KUEHL: Two things: is the outreach sufficient? Do you have enough places to sign up your kids where you can understand what it is? And is the co-pay a problem, even as low as it was made?

WEEKLY: What is the co-pay?

KUEHL: I think, in Healthy Families, wasn’t it $5.00 or something? The theory was that people don’t want charity for the most part. They don’t want to be characterized as having been on charity, they don’t want to be thought of by anyone as being on charity, so they put in a co-pay or something, but I’m not sure whether the program honestly has been brought in enough ways to enough people so that they see it’s not charity, but it’s a really affordable health care for their kids. But I don’t know. And how to you get it to them? We thought the schools would be a great place to do it. But then the schools haven’t done it, because they don’t want us to mandate one more thing that they have to do. We’ve got to understand what keeps people away, before we can do the outreach that gets them in. It’s very much like the domestic partnership thing. We create a domestic partnership rule and we wait and 700 people sign up. Maybe it’s 1,200 now. I thought it would be 120,000.

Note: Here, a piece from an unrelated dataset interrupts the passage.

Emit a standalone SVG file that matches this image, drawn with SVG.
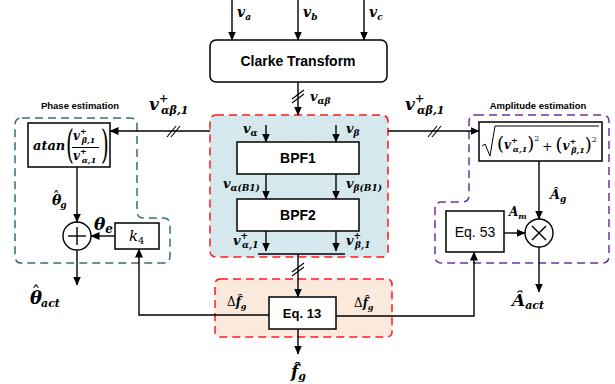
<svg xmlns="http://www.w3.org/2000/svg" width="615" height="384" viewBox="0 0 615 384">
  <style>
    .box { fill: #ffffff; stroke: #000; stroke-width: 1.5; }
    .wire { fill: none; stroke: #000; stroke-width: 1.4; }
    .arr { marker-end: url(#ah); }
    .slash { stroke: #000; stroke-width: 1.1; }
    .sans { font-family: "Liberation Sans", Arial, sans-serif; fill: #000; }
    .m { font-family: "DejaVu Serif", "Liberation Serif", serif; font-style: italic; font-weight: bold; fill: #000; }
    .up { font-family: "DejaVu Serif", "Liberation Serif", serif; font-style: normal; font-weight: normal; }
    .title { font-family: "Liberation Sans", Arial, sans-serif; font-weight: bold; font-size: 9.5px; }
  </style>
  <defs>
    <marker id="ah" markerWidth="9" markerHeight="8" refX="8.5" refY="4" orient="auto" markerUnits="userSpaceOnUse">
      <path d="M0,0 L9,4 L0,8 Z" fill="#000"/>
    </marker>
  </defs>

  <!-- grouping regions -->
  <g id="phase-region">
    <path d="M22,118 H130 Q137,118 137,125 V211 Q137,218 144,218 H163 Q170,218 170,225 V256 Q170,263 163,263 H22 Q15,263 15,256 V125 Q15,118 22,118 Z" fill="none" stroke="#2e6f80" stroke-width="1.5" stroke-dasharray="8,5"/>
    <text class="title" x="80" y="109" text-anchor="middle">Phase estimation</text>
  </g>
  <g id="amp-region">
    <path d="M476,115 H602 Q609,115 609,122 V256 Q609,263 602,263 H442 Q435,263 435,256 V209 Q435,202 442,202 H462 Q469,202 469,195 V122 Q469,115 476,115 Z" fill="none" stroke="#7030a0" stroke-width="1.5" stroke-dasharray="8,5"/>
    <text class="title" x="538" y="109" text-anchor="middle">Amplitude estimation</text>
  </g>
  <g id="bpf-region">
    <rect x="210" y="115" width="178" height="142" rx="6" fill="#d4e8ee" stroke="#ff1a1a" stroke-width="1.5" stroke-dasharray="8,5"/>
  </g>
  <g id="freq-region">
    <rect x="215" y="279" width="177" height="58" rx="5" fill="#fbe9dc" stroke="#ff1a1a" stroke-width="1.5" stroke-dasharray="8,5"/>
  </g>

  <!-- connectors -->
  <g id="connectors">
    <line class="wire arr" x1="232" y1="0" x2="232" y2="40"/>
    <line class="wire arr" x1="298" y1="0" x2="298" y2="40"/>
    <line class="wire arr" x1="364" y1="0" x2="364" y2="40"/>
    <line class="wire arr" x1="298" y1="82" x2="298" y2="115"/>
    <line class="slash" x1="292" y1="99" x2="304" y2="90"/>
    <line class="slash" x1="292" y1="103" x2="304" y2="94"/>

    <line class="wire arr" x1="266" y1="125" x2="266" y2="142"/>
    <line class="wire arr" x1="336" y1="125" x2="336" y2="142"/>
    <line class="wire arr" x1="266" y1="174" x2="266" y2="199"/>
    <line class="wire arr" x1="336" y1="174" x2="336" y2="199"/>
    <line class="wire arr" x1="266" y1="231" x2="266" y2="251"/>
    <line class="wire arr" x1="336" y1="231" x2="336" y2="251"/>
    <line class="wire" x1="258" y1="254" x2="345" y2="254"/>

    <line class="wire arr" x1="298" y1="254" x2="298" y2="297"/>
    <line class="slash" x1="292" y1="272" x2="304" y2="263"/>
    <line class="slash" x1="292" y1="276" x2="304" y2="267"/>

    <!-- positive-sequence signal to phase estimation -->
    <line class="wire arr" x1="210" y1="131" x2="110" y2="131"/>
    <line class="slash" x1="167" y1="137" x2="176" y2="126"/>
    <line class="slash" x1="171" y1="137" x2="180" y2="126"/>
    <!-- positive-sequence signal to amplitude estimation -->
    <line class="wire arr" x1="388" y1="131" x2="479" y2="131"/>
    <line class="slash" x1="428" y1="137" x2="437" y2="126"/>
    <line class="slash" x1="432" y1="137" x2="441" y2="126"/>

    <line class="wire arr" x1="77" y1="167" x2="77" y2="222"/>
    <line class="wire arr" x1="115" y1="236" x2="91" y2="236"/>
    <line class="wire arr" x1="77" y1="250" x2="77" y2="285"/>

    <line class="wire arr" x1="539" y1="161" x2="539" y2="219"/>
    <line class="wire arr" x1="504" y1="233" x2="525" y2="233"/>
    <line class="wire arr" x1="539" y1="247" x2="539" y2="292"/>

    <polyline class="wire arr" points="269,315 139,315 139,249"/>
    <polyline class="wire arr" points="336,316 474,316 474,252"/>
    <line class="wire arr" x1="298" y1="329" x2="298" y2="354"/>
  </g>

  <!-- nodes -->
  <g id="clarke">
    <rect class="box" x="210" y="40" width="177" height="42" rx="6"/>
    <text class="sans" x="298" y="66" font-size="14" font-weight="bold" text-anchor="middle">Clarke Transform</text>
  </g>
  <g id="bpf1">
    <rect class="box" x="237" y="142" width="122" height="32"/>
    <text class="sans" x="298" y="163" font-size="14" font-weight="bold" text-anchor="middle">BPF1</text>
  </g>
  <g id="bpf2">
    <rect class="box" x="237" y="199" width="122" height="32"/>
    <text class="sans" x="298" y="220" font-size="14" font-weight="bold" text-anchor="middle">BPF2</text>
  </g>
  <g id="atan">
    <rect class="box" x="28" y="123" width="82" height="44"/>
    <text class="m" x="33" y="150" font-size="13">atan</text>
    <text class="up" x="0" y="0" font-size="40" transform="translate(66,158) scale(0.5,1)">(</text>
    <text class="up" x="0" y="0" font-size="40" transform="translate(101,158) scale(0.5,1)">)</text>
    <text class="m" x="73" y="140" font-size="12">v<tspan font-size="8" dy="-6">+</tspan><tspan font-size="8" dx="-5" dy="9">β,1</tspan></text>
    <line x1="72" y1="147.5" x2="99" y2="147.5" stroke="#000" stroke-width="1"/>
    <text class="m" x="73" y="160" font-size="12">v<tspan font-size="8" dy="-6">+</tspan><tspan font-size="8" dx="-5" dy="9">α,1</tspan></text>
  </g>
  <g id="sum">
    <circle cx="77" cy="236" r="14" fill="#fff" stroke="#000" stroke-width="1.4"/>
    <line x1="68" y1="236" x2="86" y2="236" stroke="#000" stroke-width="1.4"/>
    <line x1="77" y1="227" x2="77" y2="245" stroke="#000" stroke-width="1.4"/>
  </g>
  <g id="k4">
    <rect class="box" x="115" y="223" width="44" height="26"/>
    <text x="129" y="241" font-family="'DejaVu Serif', serif" font-style="italic" font-size="15">k<tspan font-size="10" dy="3" font-style="normal">4</tspan></text>
  </g>
  <g id="sqrt">
    <rect class="box" x="479" y="122" width="123" height="39"/>
    <path d="M482,146 L485,144 L490,156 L495,126 H599" fill="none" stroke="#000" stroke-width="1"/>
    <text class="m" x="497" y="149" font-size="12"><tspan class="up" font-size="18" dy="1">(</tspan><tspan dy="-1">v</tspan><tspan font-size="8" dy="-6">+</tspan><tspan font-size="8" dx="-5" dy="9">α,1</tspan><tspan class="up" font-size="18" dy="-2">)</tspan><tspan class="up" font-size="8" dy="-9">2</tspan><tspan class="up" dy="10" dx="3">+</tspan><tspan class="up" font-size="18" dx="3">(</tspan><tspan dy="-1">v</tspan><tspan font-size="8" dy="-6">+</tspan><tspan font-size="8" dx="-5" dy="9">β,1</tspan><tspan class="up" font-size="18" dy="-2">)</tspan><tspan class="up" font-size="8" dy="-9">2</tspan></text>
  </g>
  <g id="mult">
    <circle cx="539" cy="233" r="14" fill="#fff" stroke="#000" stroke-width="1.4"/>
    <line x1="532" y1="226" x2="546" y2="240" stroke="#000" stroke-width="1.4"/>
    <line x1="546" y1="226" x2="532" y2="240" stroke="#000" stroke-width="1.4"/>
  </g>
  <g id="eq53">
    <rect class="box" x="446" y="211" width="58" height="41"/>
    <text class="sans" x="475" y="237" font-size="14" text-anchor="middle">Eq. 53</text>
  </g>
  <g id="eq13">
    <rect class="box" x="269" y="297" width="67" height="32"/>
    <text class="sans" x="302" y="318" font-size="13" font-weight="bold" text-anchor="middle">Eq. 13</text>
  </g>

  <!-- signal labels -->
  <g id="labels">
    <text class="m" x="237" y="17" font-size="14">v<tspan font-size="9" dy="3">a</tspan></text>
    <text class="m" x="303" y="17" font-size="14">v<tspan font-size="9" dy="3">b</tspan></text>
    <text class="m" x="369" y="17" font-size="14">v<tspan font-size="9" dy="3">c</tspan></text>
    <text class="m" x="310" y="101" font-size="13">v<tspan font-size="9" dy="3">αβ</tspan></text>

    <text class="m" x="243" y="133" font-size="13">v<tspan font-size="9" dy="3">α</tspan></text>
    <text class="m" x="346" y="133" font-size="13">v<tspan font-size="9" dy="3">β</tspan></text>
    <text class="m" x="223" y="188" font-size="13">v<tspan font-size="9" dy="3">α(B1)</tspan></text>
    <text class="m" x="346" y="188" font-size="13">v<tspan font-size="9" dy="3">β(B1)</tspan></text>
    <text class="m" x="233" y="245" font-size="13">v<tspan font-size="9" dy="-6">+</tspan><tspan font-size="9" dx="-6" dy="9">α,1</tspan></text>
    <text class="m" x="346" y="245" font-size="13">v<tspan font-size="9" dy="-6">+</tspan><tspan font-size="9" dx="-6" dy="9">β,1</tspan></text>

    <text class="m" x="149" y="110" font-size="17">v<tspan font-size="11" dy="-8">+</tspan><tspan font-size="11" dx="-7" dy="12">αβ,1</tspan></text>
    <text class="m" x="405" y="110" font-size="17">v<tspan font-size="11" dy="-8">+</tspan><tspan font-size="11" dx="-7" dy="12">αβ,1</tspan></text>

    <!-- estimated phase labels, circumflex set over the theta -->
    <text class="m" x="52" y="205" font-size="14">θ<tspan class="up" font-weight="bold" dx="-8.5" dy="-3">ˆ</tspan><tspan font-size="9" dx="0.5" dy="6">g</tspan></text>
    <text class="m" x="94" y="230" font-size="17">θ<tspan font-size="12" dy="3">e</tspan></text>
    <text class="m" x="30" y="304" font-size="18">θ<tspan class="up" font-weight="bold" dx="-10.5" dy="-4">ˆ</tspan><tspan font-size="11" dx="0.5" dy="7">act</tspan></text>

    <text class="m" x="550" y="199" font-size="13">Â<tspan font-size="9" dy="3">g</tspan></text>
    <text class="m" x="509" y="216" font-size="12">A<tspan font-size="8" dy="3">m</tspan></text>
    <text class="m" x="512" y="306" font-size="17">Â<tspan font-size="11" dy="3">act</tspan></text>

    <text class="m" x="227" y="306" font-size="12"><tspan class="up">Δ</tspan>f̂<tspan font-size="8" dy="3">g</tspan></text>
    <text class="m" x="354" y="307" font-size="12"><tspan class="up">Δ</tspan>f̂<tspan font-size="8" dy="3">g</tspan></text>
    <text class="m" x="291" y="377" font-size="17">f̂<tspan font-size="11" dy="3">g</tspan></text>
  </g>
</svg>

WEEKLY: If you look at California right now, one of the stunning statistics is the growth of economic inequality here, that even as race differences and gender differences matter less than they did 40 or 50 years ago, the economic gap in this state is huge. What about living wage policies at the state level. What’s your thinking on that?

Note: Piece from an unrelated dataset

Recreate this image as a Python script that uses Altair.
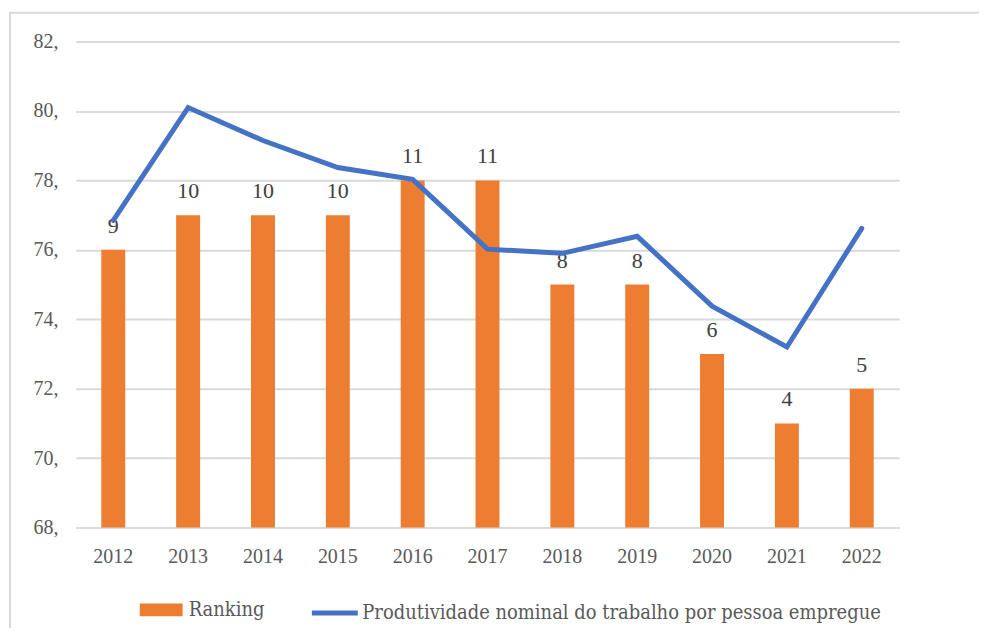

KUEHL: I support living wage, I’ve always supported a living wage. I had a few questions about the proposed Living Wage Ordinance in Santa Monica, simply because of the structure, not because I don’t think that the issue is correct.

WEEKLY: What about its structure in Santa Monica?

KUEHL: That it would cover the first four blocks from the beach, but not the rest of the city. It makes it too easy to escape. Go get your vegetables by my house and you don’t have to pay a living wage.

WEEKLY: Well, I think, it was mainly in the hotels and the theory was the hotels couldn’t escape.

KUEHL: That’s true, except there’s a lot of services provided to the hotels and they were already planning to move. I just wanted them to do the study. I supported the study that the City Council said they would do about who would really be impacted, who would get the living wage.

WEEKLY: Is it a logical inference, and it may not be, that you would support it for the whole city then?

KUEHL: I’d support it for the city. I think, it’s absolutely the right way to go. But, I think, there are other, a little more complicated considerations beyond minimum wage issues. One of them has to do with where jobs are. And the second piece is what jobs are. And I’m telling you things you already know. But are jobs moving away from California that are high paying jobs? No. We’ve got probably more and more and more every year. But in L.A. County alone, where we’re developing a lot of high tech stuff, along the 101. We have the greatest disparity in the nation in L.A. County, between the haves and have nots, and that’s just in the State.